Canada plans to begin selling oil to countries other than the United States, and has already sent some test batches to countries like India and Italy. The only thing impeding this goal is Canada's poor access to Ocean ports. Currently, there are plans in place that would allow pipelines to run from Canadian oil fields and refineries to U.S. ports, but some – such as Keystone XL – have been halted over environmental and political concerns.
Canada has been exporting less and less oil to the U.S. since the oil shale boom, leaving Canada with a surplus of oil and looking for buyers.
The United States does not export crude oil overseas. It hasn't for over 40 years. Canada must use U.S. ports if it wants to ship oil overseas, which it can do if it obtains the necessary licenses. The embargo only applies to U.S.-produced crude oil, not necessarily all oil being shipped from U.S. ports.
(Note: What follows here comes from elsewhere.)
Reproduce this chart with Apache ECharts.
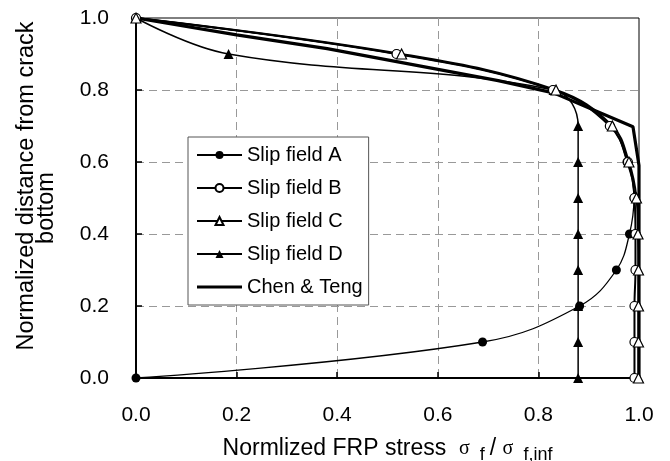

Canada would also get more for its exports if it looked beyond the United States, approximately $50 million more per day. However, the country's shift toward overseas exports could potentially harm relations between Canada and the U.S. – the U.S. still gets a third of its oil from Canada.
The oil sands industry is huge, and believes its size and output justify more than one customer (namely, the U.S.). The major obstacle continues to be the country's access to ports. Canadian producers, such as TransCanada, have been vying for use of pipelines that haven't even been completed or approved yet – such as the Keystone XL.